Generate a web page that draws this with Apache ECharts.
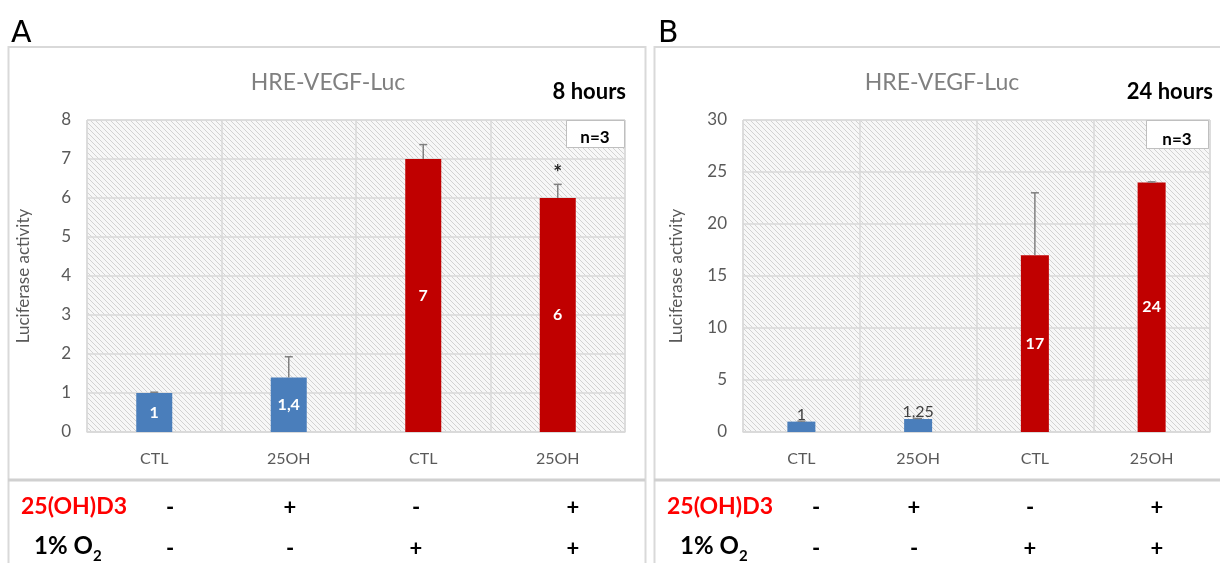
<!DOCTYPE html>
<html>
<head>
<meta charset="utf-8">
<script src="https://cdn.jsdelivr.net/npm/echarts@6/dist/echarts.min.js"></script>
<style>
html, body { margin: 0; padding: 0; background: #fff; }
#main { width: 1220px; height: 563px; }
</style>
</head>
<body>
<div id="main"></div>
<script>
// data
var categories = ['CTL', '25OH', 'CTL', '25OH'];
var valuesA = [1, 1.4, 7, 6];
var errorA = [0.02, 0.53, 0.37, 0.35];
var labelsA = ['1', '1,4', '7', '6'];
var starsA = ['', '', '', '*'];
var valuesB = [1, 1.25, 17, 24];
var errorB = [0.05, 0.05, 6, 0.05];
var labelsB = ['1', '1,25', '17', '24'];
var starsB = ['', '', '', ''];
var yTicksA = [0, 1, 2, 3, 4, 5, 6, 7, 8];
var yTicksB = [0, 5, 10, 15, 20, 25, 30];
var d3Row = ['-', '+', '-', '+'];
var o2Row = ['-', '-', '+', '+'];
var barColors = ['#4a7ebb', '#4a7ebb', '#c00000', '#c00000'];

var FONT = 'Lato, "Open Sans", sans-serif';
var GRAY = '#595959';

// diagonal hatch used as plot background
function hatch() {
  var c = document.createElement('canvas');
  c.width = 5; c.height = 5;
  var g = c.getContext('2d');
  g.fillStyle = '#f7f7f7';
  g.fillRect(0, 0, 5, 5);
  g.strokeStyle = '#d2d2d2';
  g.lineWidth = 1;
  g.beginPath();
  g.moveTo(-1, -1); g.lineTo(6, 6);
  g.moveTo(-6, -1); g.lineTo(1, 6);
  g.moveTo(4, -1); g.lineTo(11, 6);
  g.stroke();
  return c;
}
var pattern = { image: hatch(), repeat: 'repeat' };

function barData(vals, labels, small) {
  return vals.map(function (v, i) {
    var inside = !small[i];
    return {
      value: v,
      itemStyle: { color: barColors[i] },
      label: inside ? {
        show: true, position: 'inside', formatter: labels[i],
        color: '#fff', fontWeight: 'bold', fontSize: 16, fontFamily: FONT
      } : {
        show: true, position: 'top', distance: -1, formatter: labels[i],
        color: '#404040', fontSize: 16, fontFamily: FONT
      }
    };
  });
}

function errorSeries(idx, vals, errs, stars) {
  return {
    type: 'custom',
    xAxisIndex: idx, yAxisIndex: idx,
    data: vals.map(function (v, i) { return [i, v, v + errs[i]]; }),
    encode: { x: 0, y: [1, 2] },
    z: 5,
    renderItem: function (params, api) {
      var base = api.coord([api.value(0), api.value(1)]);
      var top = api.coord([api.value(0), api.value(2)]);
      var kids = [
        { type: 'line', shape: { x1: base[0], y1: base[1], x2: top[0], y2: top[1] },
          style: { stroke: '#808080', lineWidth: 1.5 } },
        { type: 'line', shape: { x1: top[0] - 4, y1: top[1], x2: top[0] + 4, y2: top[1] },
          style: { stroke: '#808080', lineWidth: 1.5 } }
      ];
      var s = stars[params.dataIndex];
      if (s) {
        kids.push({ type: 'text', style: { text: s, x: top[0], y: top[1] - 11,
          align: 'center', verticalAlign: 'middle', fill: '#222',
          font: 'bold 21px ' + FONT } });
      }
      return { type: 'group', children: kids };
    }
  };
}

function yAxis(idx, ticks, gap) {
  return {
    gridIndex: idx, type: 'value',
    min: ticks[0], max: ticks[ticks.length - 1], interval: ticks[1] - ticks[0],
    name: 'Luciferase activity', nameLocation: 'middle', nameRotate: 90, nameGap: gap,
    nameTextStyle: { color: GRAY, fontSize: 17, fontFamily: FONT },
    axisLine: { show: false }, axisTick: { show: false },
    axisLabel: { color: GRAY, fontSize: 17, fontFamily: FONT, margin: 16 },
    splitLine: { lineStyle: { color: '#d9d9d9', width: 1.5 } }
  };
}

function xAxis(idx) {
  return {
    gridIndex: idx, type: 'category', data: categories,
    axisLine: { lineStyle: { color: '#d9d9d9', width: 1.5 } },
    axisTick: { show: false },
    axisLabel: { color: GRAY, fontSize: 16, fontFamily: FONT, margin: 19 },
    splitLine: { show: true, interval: 0, lineStyle: { color: '#d9d9d9', width: 1.5 } }
  };
}

var gridStyle = { show: true, backgroundColor: pattern, borderColor: '#d9d9d9', borderWidth: 1 };

// table under each panel
var signX = [[170, 290, 416, 573], [816, 914, 1030, 1157]];
var tableGraphics = [];
[0, 1].forEach(function (p) {
  var ox = p === 0 ? 0 : 646;
  tableGraphics.push({ type: 'text', left: 21 + ox, top: 495,
    style: { text: '25(OH)D3', fill: '#ff0000', font: 'bold 23px ' + FONT } });
  tableGraphics.push({ type: 'text', left: 34 + ox, top: 534,
    style: { text: '1% O', fill: '#000', font: 'bold 24px ' + FONT } });
  tableGraphics.push({ type: 'text', left: 93 + ox, top: 549,
    style: { text: '2', fill: '#000', font: 'bold 15px ' + FONT } });
  for (var i = 0; i < 4; i++) {
    tableGraphics.push({ type: 'text', x: signX[p][i], y: 508,
      style: { text: d3Row[i], fill: '#000', font: 'bold 22px ' + FONT, align: 'center', verticalAlign: 'middle' } });
    tableGraphics.push({ type: 'text', x: signX[p][i], y: 549,
      style: { text: o2Row[i], fill: '#000', font: 'bold 22px ' + FONT, align: 'center', verticalAlign: 'middle' } });
  }
});

var chart = echarts.init(document.getElementById('main'));
chart.setOption({
  backgroundColor: '#fff',
  animation: false,
  title: [
    { text: 'HRE-VEGF-Luc', left: 323, top: 66, textAlign: 'center',
      textStyle: { color: '#808080', fontSize: 23, fontWeight: 'normal', fontFamily: FONT } },
    { text: 'HRE-VEGF-Luc', left: 937, top: 66, textAlign: 'center',
      textStyle: { color: '#808080', fontSize: 23, fontWeight: 'normal', fontFamily: FONT } }
  ],
  grid: [
    Object.assign({ left: 87, top: 120, width: 538, height: 312 }, gridStyle),
    Object.assign({ left: 743, top: 120, width: 467, height: 312 }, gridStyle)
  ],
  xAxis: [xAxis(0), xAxis(1)],
  yAxis: [yAxis(0, yTicksA, 55), yAxis(1, yTicksB, 58)],
  series: [
    { type: 'bar', xAxisIndex: 0, yAxisIndex: 0, barWidth: 36,
      data: barData(valuesA, labelsA, [false, false, false, false]) },
    { type: 'bar', xAxisIndex: 1, yAxisIndex: 1, barWidth: 28,
      data: barData(valuesB, labelsB, [true, true, false, false]) },
    errorSeries(0, valuesA, errorA, starsA),
    errorSeries(1, valuesB, errorB, starsB)
  ],
  graphic: [
    // panel frames
    { type: 'rect', shape: { x: 8.5, y: 47, width: 637, height: 530 },
      style: { fill: 'none', stroke: '#d9d9d9', lineWidth: 2 }, z: -1 },
    { type: 'rect', shape: { x: 654.5, y: 47, width: 580, height: 530 },
      style: { fill: 'none', stroke: '#d9d9d9', lineWidth: 2 }, z: -1 },
    // separators between chart and table
    { type: 'line', shape: { x1: 8, y1: 480, x2: 645, y2: 480 },
      style: { stroke: '#d0d0d0', lineWidth: 3 } },
    { type: 'line', shape: { x1: 654, y1: 480, x2: 1220, y2: 480 },
      style: { stroke: '#d0d0d0', lineWidth: 3 } },
    // panel letters
    { type: 'text', left: 11, top: 19, style: { text: 'A', fill: '#000', font: '30px "DejaVu Sans"' } },
    { type: 'text', left: 658, top: 19, style: { text: 'B', fill: '#000', font: '30px "DejaVu Sans"' } },
    // time labels
    { type: 'text', x: 626, y: 92, style: { text: '8 hours', fill: '#000', font: 'bold 22px ' + FONT, align: 'right', verticalAlign: 'middle' } },
    { type: 'text', x: 1213, y: 92, style: { text: '24 hours', fill: '#000', font: 'bold 22px ' + FONT, align: 'right', verticalAlign: 'middle' } },
    // n=3 boxes
    { type: 'rect', shape: { x: 566.5, y: 120.5, width: 58, height: 27 },
      style: { fill: '#fff', stroke: '#bfbfbf', lineWidth: 1 }, z: 10 },
    { type: 'text', x: 595, y: 138, z: 11, style: { text: 'n=3', fill: '#000', font: 'bold 17px ' + FONT, align: 'center', verticalAlign: 'middle' } },
    { type: 'rect', shape: { x: 1146.5, y: 120.5, width: 62, height: 28 },
      style: { fill: '#fff', stroke: '#bfbfbf', lineWidth: 1 }, z: 10 },
    { type: 'text', x: 1177, y: 140, z: 11, style: { text: 'n=3', fill: '#000', font: 'bold 17px ' + FONT, align: 'center', verticalAlign: 'middle' } }
  ].concat(tableGraphics)
});
</script>
</body>
</html>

TASK TO CARRY OUT:
Restate the material word for word from its first line through the line containing "hatch(), repeat: 'repeat'", both included; the pictures do not belong in it.

OUTPUT BELOW:
Generate a web page that draws this with Apache ECharts.
<!DOCTYPE html>
<html>
<head>
<meta charset="utf-8">
<script src="https://cdn.jsdelivr.net/npm/echarts@6/dist/echarts.min.js"></script>
<style>
html, body { margin: 0; padding: 0; background: #fff; }
#main { width: 1220px; height: 563px; }
</style>
</head>
<body>
<div id="main"></div>
<script>
// data
var categories = ['CTL', '25OH', 'CTL', '25OH'];
var valuesA = [1, 1.4, 7, 6];
var errorA = [0.02, 0.53, 0.37, 0.35];
var labelsA = ['1', '1,4', '7', '6'];
var starsA = ['', '', '', '*'];
var valuesB = [1, 1.25, 17, 24];
var errorB = [0.05, 0.05, 6, 0.05];
var labelsB = ['1', '1,25', '17', '24'];
var starsB = ['', '', '', ''];
var yTicksA = [0, 1, 2, 3, 4, 5, 6, 7, 8];
var yTicksB = [0, 5, 10, 15, 20, 25, 30];
var d3Row = ['-', '+', '-', '+'];
var o2Row = ['-', '-', '+', '+'];
var barColors = ['#4a7ebb', '#4a7ebb', '#c00000', '#c00000'];

var FONT = 'Lato, "Open Sans", sans-serif';
var GRAY = '#595959';

// diagonal hatch used as plot background
function hatch() {
  var c = document.createElement('canvas');
  c.width = 5; c.height = 5;
  var g = c.getContext('2d');
  g.fillStyle = '#f7f7f7';
  g.fillRect(0, 0, 5, 5);
  g.strokeStyle = '#d2d2d2';
  g.lineWidth = 1;
  g.beginPath();
  g.moveTo(-1, -1); g.lineTo(6, 6);
  g.moveTo(-6, -1); g.lineTo(1, 6);
  g.moveTo(4, -1); g.lineTo(11, 6);
  g.stroke();
  return c;
}
var pattern = { image: hatch(), repeat: 'repeat' };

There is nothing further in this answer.